Distributed Learning and Function Fusion in Reproducing Kernel Hilbert Space
Aneesh Raghavan, Karl Henrik Johansson
TL;DR
This work develops a forget-and-relearn distributed learning framework in Reproducing Kernel Hilbert Spaces for two agents and a fusion center. Each agent learns locally in its own RKHS with kernel $K^i$, uploads a function to a fusion center whose fused kernel is $K=K^1+K^2$, and then relearns the fused function via a regularized least-squares problem in the fused RKHS; the process uses uploading/downloading operators and a data-recovery fusion step to iteratively refine the global estimator. Theoretical results establish closed-form estimators at the agents, bounds and convergence properties of the learning operators to unity, and strong consistency with fixed-point guarantees; an example demonstrates the approach with heterogeneous features and a compact fused RKHS. The framework supports heterogeneous, privacy-preserving data fusion, and points to future directions in nonparametric extensions, transform-based fusion, and knowledge-transfer with reasoning integrations.
Abstract
We consider the problem of function estimation by a multi-agent system comprising of two agents and a fusion center. Each agent receives data comprising of samples of an independent variable (input) and the corresponding values of the dependent variable (output). The data remains local and is not shared with other members in the system. The objective of the system is to collaboratively estimate the function from the input to the output. To this end, we develop an iterative distributed algorithm for this function estimation problem. Each agent solves a local estimation problem in a Reproducing Kernel Hilbert Space (RKHS) and uploads the function to the fusion center.

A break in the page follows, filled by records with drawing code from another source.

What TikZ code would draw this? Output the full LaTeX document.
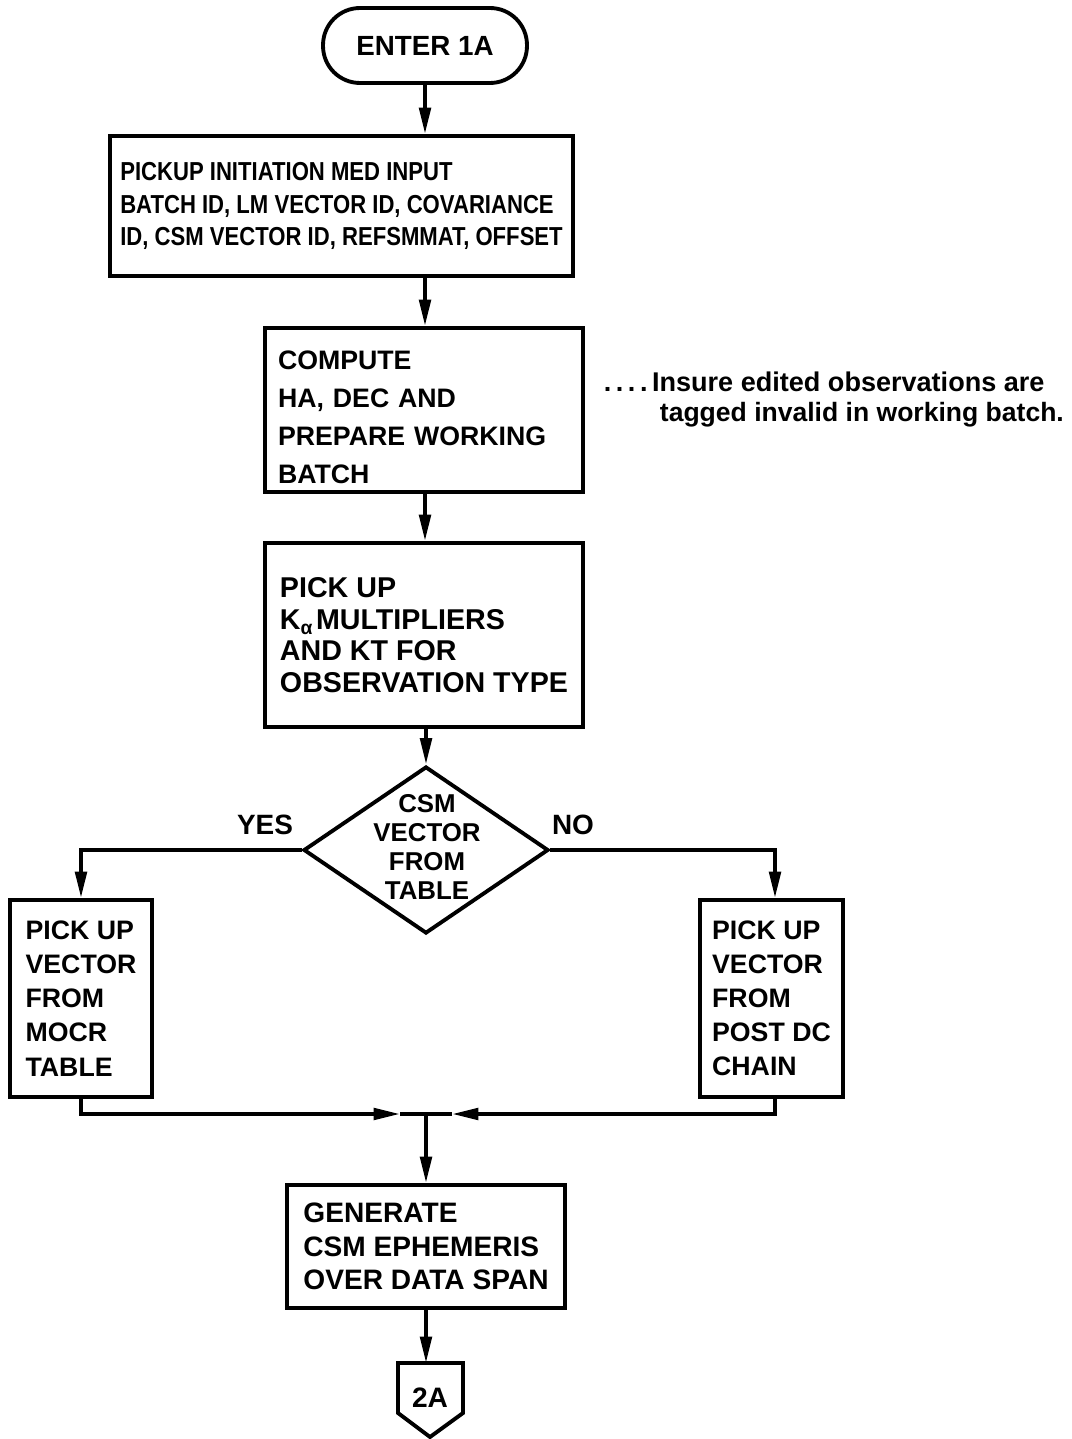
\documentclass[tikz,border=0pt]{standalone}
\usepackage{fontspec}
\setmainfont{Liberation Sans}
\newfontfamily\fa{Liberation Sans}[FakeStretch=0.85]
\newfontfamily\fn{Liberation Sans}
\usetikzlibrary{arrows.meta,shapes.geometric}
\begin{document}
\begin{tikzpicture}[x=0.02cm,y=-0.02cm,line width=2.2pt,
  box/.style={draw,rectangle,inner sep=0pt,align=left},
  arr/.style={-{Triangle[length=15pt,width=6.5pt]}},
  lbl/.style={inner sep=0pt,font=\fn\bfseries\fontsize{15.9}{18}\selectfont}]
\useasboundingbox (0,0) rectangle (1071,1439);
% nodes
\node[draw,rectangle,rounded corners=0.74cm,minimum width=4.08cm,minimum height=1.5cm,
  font=\fn\bfseries\fontsize{15.8}{18}\selectfont] (enter) at (425,45.5) {ENTER 1A};
\node[box,minimum width=9.26cm,minimum height=2.8cm,
  font=\fa\bfseries\fontsize{14.8}{18.7}\selectfont] (box1) at (341.5,206)
  {PICKUP INITIATION MED INPUT\\BATCH ID, LM VECTOR ID, COVARIANCE\\ID, CSM VECTOR ID, REFSMMAT, OFFSET};
\node[box,minimum width=6.36cm,minimum height=3.28cm,text width=5.84cm,inner xsep=0.26cm,
  font=\fn\bfseries\fontsize{15.2}{21.5}\selectfont] (box2) at (424,410)
  {\rule{0pt}{19pt}COMPUTE\\HA, DEC AND\\PREPARE WORKING\\BATCH};
\node[box,minimum width=6.36cm,minimum height=3.68cm,
  font=\fn\bfseries\fontsize{16.3}{17.9}\selectfont] (box3) at (424,635)
  {PICK UP\\K\raisebox{-3pt}{\fontsize{11}{11}\selectfont α}\hspace{2pt}MULTIPLIERS\\AND KT FOR\\OBSERVATION TYPE};
\node[draw,diamond,inner sep=0pt,minimum width=4.9cm,minimum height=3.34cm] (dec) at (426,850) {};
\node[inner sep=0pt,align=center,font=\fn\bfseries\fontsize{14.7}{16.4}\selectfont] (dtxt) at (427,847)
  {CSM\\VECTOR\\FROM\\TABLE};
\node[lbl] (yes) at (265,825) {YES};
\node[lbl] (no) at (573,825) {NO};
\node[box,minimum width=2.84cm,minimum height=3.94cm,
  font=\fn\bfseries\fontsize{15.2}{19.4}\selectfont] (mocr) at (81,998.5)
  {PICK UP\\VECTOR\\FROM\\MOCR\\TABLE};
\node[box,minimum width=2.86cm,minimum height=3.94cm,
  font=\fn\bfseries\fontsize{15.2}{19.4}\selectfont] (post) at (771.5,998.5)
  {PICK UP\\VECTOR\\FROM\\POST DC\\CHAIN};
\node[box,minimum width=5.56cm,minimum height=2.46cm,
  font=\fn\bfseries\fontsize{16}{19}\selectfont] (gen) at (426,1246.5)
  {GENERATE\\CSM EPHEMERIS\\OVER DATA SPAN};
\node[anchor=base west,inner sep=0pt,font=\fn\bfseries\fontsize{15.4}{18}\selectfont] (note1) at (602,391)
  {.\,.\,.\,.\,Insure edited observations are};
\node[anchor=base west,inner sep=0pt,font=\fn\bfseries\fontsize{15.1}{18}\selectfont] (note2) at (658,421)
  {tagged invalid in working batch.};
% off-page connector
\draw (398,1363) -- (463,1363) -- (463,1413) -- (430,1437) -- (398,1413) -- cycle;
\node[inner sep=0pt,font=\fn\bfseries\fontsize{16}{18}\selectfont] (c2a) at (430,1398) {2A};
\coordinate (p2top) at (426,1363);
\coordinate (jl) at (400,1114);
\coordinate (jr) at (452,1114);
\coordinate (j) at (426,1114);
% connectors
\draw[arr] (enter.south) -- (enter.south |- box1.north);
\draw[arr] (box1.south -| enter.south) -- (box2.north -| enter.south);
\draw[arr] (box2.south -| enter.south) -- (box3.north -| enter.south);
\draw[arr] (box3.south -| dec.north) -- (dec.north);
\draw[arr] (dec.west) -| (mocr.north);
\draw[arr] (dec.east) -| ([xshift=3.5*0.02cm]post.north);
\draw[arr] (mocr.south) |- (jl);
\draw (jl) -- (j);
\draw[arr] ([xshift=3.5*0.02cm]post.south) |- (jr);
\draw (jr) -- (j);
\draw[arr] (j) -- (gen.north);
\draw[arr] (gen.south) -- (p2top);
\end{tikzpicture}
\end{document}
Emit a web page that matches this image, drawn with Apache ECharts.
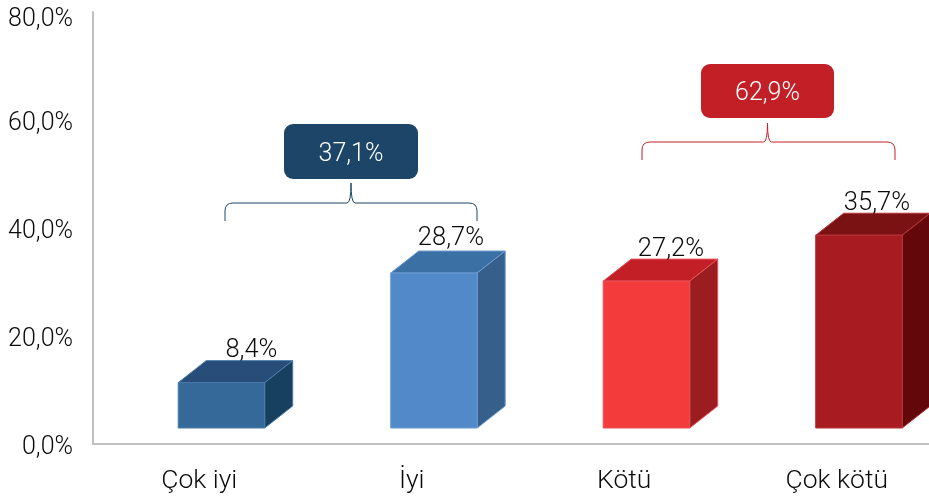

At the fusion center, the functions are fused by first estimating the data points that would have generated the uploaded functions and then subsequently solving a least squares estimation problem using the estimated data from both functions. The fused function is downloaded by the agents and is subsequently used for estimation at the next iteration along with incoming data. This procedure is executed sequentially and stopped when the difference between consecutively estimated functions becomes small enough. To analyze the algorithm, we define learning operators for the agents, fusion center and the system. We study the asymptotic properties of the norm of the learning operators and find sufficient conditions under which they converge to $1$. Given a sequence of data points, we define and prove the existence of the learning operator for the system. We prove that the porposed learning algorithm is consistent and demonstrate the same using an example. The paper has been submitted to L4DC 2024.